Limit the clothing you bring to avoid taking up valuable storage space. Check that your attire is appropriate for the weather, planned activities, and the college culture.
Then follow the 100% Clothing Rule: only bring clothing you are sure you will wear. Here’s a bonus: wearing clothes you like makes you more likely to be yourself! Again, if you’re not sure if you need something, leave it in a convenient place at home and have it shipped if you do. Having more pizza than you can eat or more stuff than you can store is pointless!
If you need more space, use containers made of fabric, cardboard, or another natural material.
Another reason to bring a small-size wardrobe to college is that you and your clothing style may change once you arrive, meet new people, and have new experiences.
Set aside some money for clothing to purchase items representing your college’s culture. For example, Jack Rogers sandals are famous footwear at Rollins College in Winter Park, Florida, while students at the University of Vermont wear Patagonia or Northface down vests!

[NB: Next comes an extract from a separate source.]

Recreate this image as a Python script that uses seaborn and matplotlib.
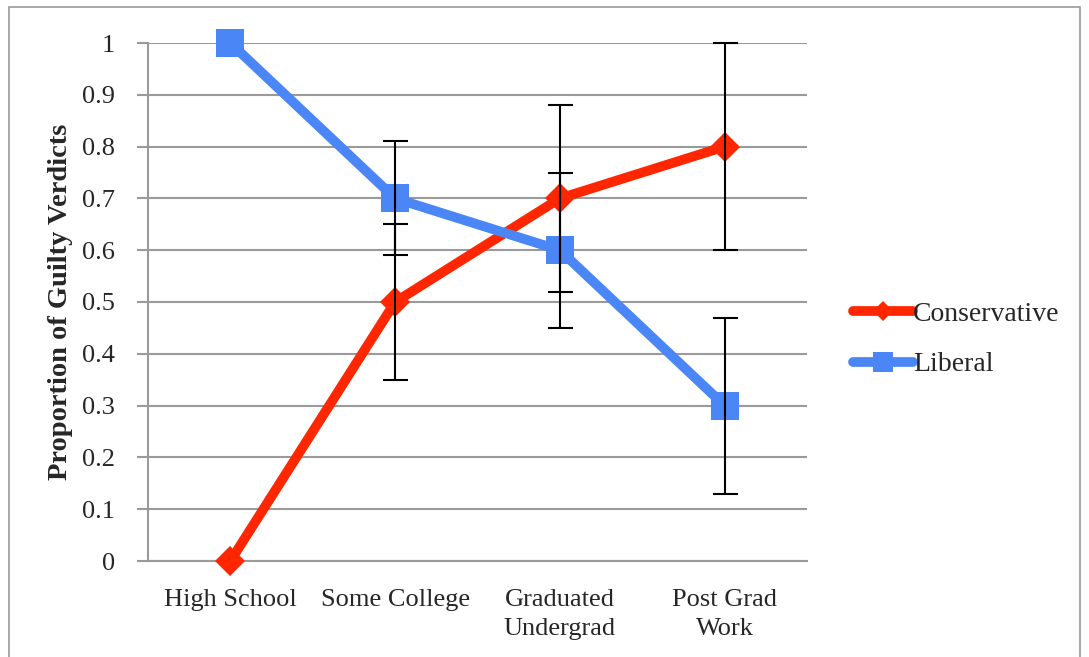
import matplotlib
matplotlib.use("Agg")
import matplotlib.pyplot as plt
import seaborn as sns
import pandas as pd
import numpy as np
from matplotlib.patches import Rectangle
from matplotlib.ticker import FixedLocator

categories = ["High School", "Some College", "Graduated\nUndergrad", "Post Grad\nWork"]
conservative = [0.0, 0.5, 0.7, 0.8]
conservative_err = [0.0, 0.15, 0.18, 0.2]
liberal = [1.0, 0.7, 0.6, 0.3]
liberal_err = [0.0, 0.11, 0.15, 0.17]
series_names = ["Conservative", "Liberal"]
y_ticks = [0, 0.1, 0.2, 0.3, 0.4, 0.5, 0.6, 0.7, 0.8, 0.9, 1]

RED = "#FF2600"
BLUE = "#4A86F5"

sns.set_style("white")
plt.rcParams["font.family"] = ["Liberation Serif", "DejaVu Serif"]

df = pd.DataFrame({
    "Education": categories * 2,
    "Proportion": conservative + liberal,
    "Group": [series_names[0]] * 4 + [series_names[1]] * 4,
})

fig = plt.figure(figsize=(10.89, 6.57), dpi=100)
ax = fig.add_axes([148 / 1089, 1 - 561 / 657, (807 - 148) / 1089, (561 - 43) / 657])

# outer frame
fig.patches.append(Rectangle((9 / 1089, -0.05), (1080 - 9) / 1089, 1 - 7 / 657 + 0.05,
                             transform=fig.transFigure, fill=False,
                             edgecolor="#9a9a9a", linewidth=1.2))

sns.lineplot(data=df, x="Education", y="Proportion", hue="Group", style="Group",
             palette={series_names[0]: RED, series_names[1]: BLUE},
             markers={series_names[0]: "D", series_names[1]: "s"},
             dashes=False, linewidth=7, ax=ax, sort=False, zorder=3,
             markeredgewidth=0)
for line, ms in zip(ax.get_lines(), [15, 20]):
    line.set_markersize(ms)
    line.set_clip_on(False)

# error bars
for vals, errs in [(conservative, conservative_err), (liberal, liberal_err)]:
    idx = [i for i, e in enumerate(errs) if e > 0]
    eb = ax.errorbar([categories[i] for i in idx], [vals[i] for i in idx],
                     yerr=[errs[i] for i in idx], fmt="none", ecolor="black",
                     elinewidth=1.5, capsize=9, capthick=1.5, zorder=4)
    for art in eb.lines[1] + eb.lines[2]:
        art.set_clip_on(False)

ax.set_xlim(-0.5, 3.5)
ax.set_ylim(0, 1)
ax.set_yticks(y_ticks)
ax.set_yticklabels([f"{t:g}" for t in y_ticks])
ax.yaxis.grid(True, color="#9a9a9a", linewidth=1.5)
ax.set_axisbelow(True)
for s in ["top", "right"]:
    ax.spines[s].set_visible(False)
for s in ["left", "bottom"]:
    ax.spines[s].set_color("#9a9a9a")
    ax.spines[s].set_linewidth(1.5)

ax.xaxis.set_minor_locator(FixedLocator([-0.5, 0.5, 1.5, 2.5, 3.5]))
ax.tick_params(axis="x", which="major", length=0, pad=20, labelsize=19)
ax.tick_params(axis="x", which="minor", length=8, width=1.5, color="#9a9a9a", direction="out")
ax.tick_params(axis="y", which="major", length=8, width=1.5, color="#9a9a9a",
               direction="out", pad=16, labelsize=19, left=True)
for lab in ax.get_xticklabels():
    lab.set_linespacing(1.45)
ax.set_xlabel("")
ax.set_ylabel("Proportion of Guilty Verdicts", fontsize=20.5, fontweight="bold", labelpad=6)

handles, labels = ax.get_legend_handles_labels()
leg = ax.legend(handles, labels, loc="center left", bbox_to_anchor=(1.07, 0.428),
                frameon=False, fontsize=20, handlelength=2.15, handletextpad=0.0,
                labelspacing=0.9, borderaxespad=0, borderpad=0)
for h, ms in zip(leg.legend_handles, [10, 14]):
    h.set_linewidth(7)
    h.set_markersize(ms)
    h.set_solid_capstyle("round")

fig.savefig("out.png", dpi=100)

Step 2: Create a Home for Everything
Natural storage containers and ottomans are ideal for storing small items.
When many small objects are scattered throughout your room, there is no place for the eye to rest, making it difficult to relax and focus. Make sure you have a place for everything to avoid this.
Bring baskets or natural storage containers (made of cardboard, rubber, or bamboo) to store small items like belts and scarves. Before purchasing the containers, measure your room’s shelves and horizontal surfaces and consider what you’ll hold.